Decida o no finalmente ser candidato en las próximas elecciones, Juan Carlos Blumberg se ha convertido en una pieza relevante del mapa político local de cara a 2007. El padre de Axel ha dejado de ser un casi involuntario emergente social para transformarse en un decidido actor político.
Pero la irrupción del controvertido ingeniero como parte de una eventual fuerza crítica al gobierno K, así como la incursión electoral del obispo de Puerto Iguazú, Monseñor Joaquín Piña y la popularidad de la religiosa Adela Helguera, no deben considerarse hechos aislados o fortuitos.
En verdad, que el imaginario colectivo de millones de argentinos ubique hoy entre las figuras más respetadas y creíbles del arco opositor a "un deudo, un pastor y una monja de 70 años que anda en motoneta" muestra a las claras que el sistema de partidos vernáculo no pasa por su mejor momento. Y que los dirigentes partidarios brillan por su ausencia.

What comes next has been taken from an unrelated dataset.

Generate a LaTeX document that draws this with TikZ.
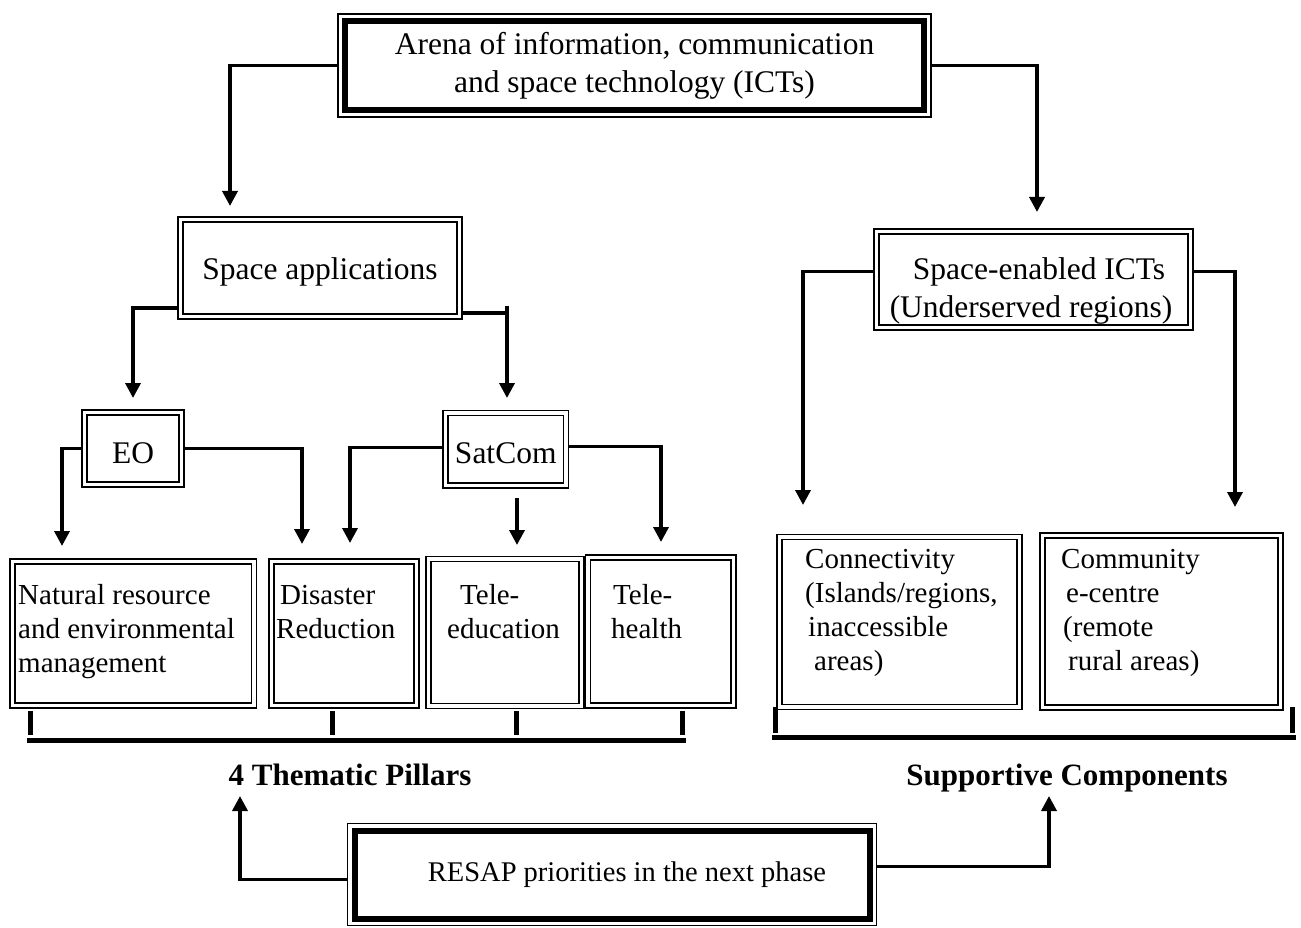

Es que la ruptura de los lazos de representación política acaecida en el país a finales de 2001 aún sigue vigente. Si bien es cierto que la recuperación económica y la reconstrucción de la autoridad presidencial han sido un bálsamo para paliar la crisis, lejos se encuentra ella de estar superada. En rigor, el "que se vayan todos" sigue retumbando aunque en silencio en una enorme porción de la ciudadanía.

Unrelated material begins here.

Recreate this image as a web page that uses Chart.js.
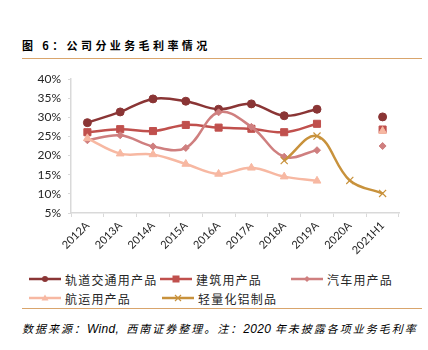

Claro que si se la compara con casos más extremos, como el ecuatoriano o el guatemalteco, en los que su incapacidad representativa ha llevado a los partidos políticos al borde de la insignificancia social, la crisis de la democracia argentina es aún reversible y moderada.
No obstante, es innegable que las escuderías tradicionales no logran aglutinar voluntades entusiastas alrededor de sus clásicas pertenencias ideológicas o de clase. En efecto, la UCR y el PJ parecen diques rotos que ven con resignación cómo caen en picada los niveles históricos de afiliación y movilización espontánea. Por su parte, las nuevas fuerzas opositoras como el ARI y PRO tampoco son capaces de canalizar el extendido desánimo participativo que, en ocasiones, se asemeja a un desaconsejable escepticismo cívico.

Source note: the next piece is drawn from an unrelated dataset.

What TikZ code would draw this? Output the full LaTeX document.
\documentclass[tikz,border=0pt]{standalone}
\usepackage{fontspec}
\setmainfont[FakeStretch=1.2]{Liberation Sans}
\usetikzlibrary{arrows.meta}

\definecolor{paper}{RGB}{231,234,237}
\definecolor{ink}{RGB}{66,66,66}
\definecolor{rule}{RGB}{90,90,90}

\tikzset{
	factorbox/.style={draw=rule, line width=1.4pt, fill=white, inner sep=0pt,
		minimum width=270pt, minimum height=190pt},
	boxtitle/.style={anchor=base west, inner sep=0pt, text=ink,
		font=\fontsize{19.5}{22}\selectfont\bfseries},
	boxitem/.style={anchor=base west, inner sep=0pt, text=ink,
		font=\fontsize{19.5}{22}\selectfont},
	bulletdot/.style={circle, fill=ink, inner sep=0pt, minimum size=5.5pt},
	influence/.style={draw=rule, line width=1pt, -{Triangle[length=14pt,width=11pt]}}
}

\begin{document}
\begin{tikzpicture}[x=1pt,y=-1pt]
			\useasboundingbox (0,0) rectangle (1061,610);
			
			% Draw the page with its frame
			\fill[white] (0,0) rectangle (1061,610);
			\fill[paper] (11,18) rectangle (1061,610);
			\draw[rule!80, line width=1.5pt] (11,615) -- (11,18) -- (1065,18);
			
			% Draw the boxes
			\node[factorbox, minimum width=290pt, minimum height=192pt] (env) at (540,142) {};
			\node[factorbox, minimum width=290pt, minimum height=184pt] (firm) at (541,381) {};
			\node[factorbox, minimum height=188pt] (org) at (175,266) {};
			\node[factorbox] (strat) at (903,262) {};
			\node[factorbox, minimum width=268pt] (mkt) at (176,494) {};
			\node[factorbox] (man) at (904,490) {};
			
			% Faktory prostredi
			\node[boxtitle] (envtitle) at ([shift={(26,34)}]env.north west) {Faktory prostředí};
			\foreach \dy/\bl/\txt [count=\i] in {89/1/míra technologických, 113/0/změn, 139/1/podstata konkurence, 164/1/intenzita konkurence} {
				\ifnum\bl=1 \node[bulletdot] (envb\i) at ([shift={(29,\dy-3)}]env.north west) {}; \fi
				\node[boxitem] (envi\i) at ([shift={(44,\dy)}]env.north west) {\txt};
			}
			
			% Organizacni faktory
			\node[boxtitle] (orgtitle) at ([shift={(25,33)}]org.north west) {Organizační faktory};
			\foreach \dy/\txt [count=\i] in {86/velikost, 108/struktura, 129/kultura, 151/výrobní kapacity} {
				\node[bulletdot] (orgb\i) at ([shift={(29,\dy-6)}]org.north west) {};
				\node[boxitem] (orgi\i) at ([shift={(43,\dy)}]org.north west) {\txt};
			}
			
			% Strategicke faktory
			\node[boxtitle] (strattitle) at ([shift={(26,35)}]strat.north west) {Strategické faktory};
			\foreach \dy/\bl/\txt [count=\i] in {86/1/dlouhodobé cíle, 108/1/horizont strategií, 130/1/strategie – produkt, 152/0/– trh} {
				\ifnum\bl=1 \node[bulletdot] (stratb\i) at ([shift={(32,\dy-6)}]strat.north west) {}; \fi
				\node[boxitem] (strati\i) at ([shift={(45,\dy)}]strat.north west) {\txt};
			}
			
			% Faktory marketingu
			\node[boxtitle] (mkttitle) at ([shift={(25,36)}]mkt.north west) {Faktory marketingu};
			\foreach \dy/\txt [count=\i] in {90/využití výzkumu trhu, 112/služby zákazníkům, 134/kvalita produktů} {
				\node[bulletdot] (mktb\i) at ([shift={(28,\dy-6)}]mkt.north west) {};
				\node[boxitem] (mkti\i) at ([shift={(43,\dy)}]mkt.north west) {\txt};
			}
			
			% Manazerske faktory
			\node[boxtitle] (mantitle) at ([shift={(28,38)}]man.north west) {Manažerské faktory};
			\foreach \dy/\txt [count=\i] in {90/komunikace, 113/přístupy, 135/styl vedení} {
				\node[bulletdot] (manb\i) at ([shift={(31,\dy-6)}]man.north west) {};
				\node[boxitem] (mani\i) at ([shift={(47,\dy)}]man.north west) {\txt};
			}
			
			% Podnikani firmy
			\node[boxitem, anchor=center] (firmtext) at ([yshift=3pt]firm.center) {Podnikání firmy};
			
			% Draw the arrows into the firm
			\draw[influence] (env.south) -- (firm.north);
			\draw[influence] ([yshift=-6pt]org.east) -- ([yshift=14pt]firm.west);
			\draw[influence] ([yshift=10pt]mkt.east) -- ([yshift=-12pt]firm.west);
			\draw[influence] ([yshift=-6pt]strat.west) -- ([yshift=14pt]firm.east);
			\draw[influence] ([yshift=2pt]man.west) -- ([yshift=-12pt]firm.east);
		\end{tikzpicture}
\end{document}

En este marco no sorprende lo que revelan los politólogos: en la actualidad más de la mitad de la población no considera a la identidad partidaria como un factor vital a la hora del ejercicio electoral. Así, millones de votantes definen su conducta frente a las urnas de acuerdo con criterios más o menos laxos, referidos en general a la personalidad del candidato, su apariencia, carisma o habilidad comunicativa.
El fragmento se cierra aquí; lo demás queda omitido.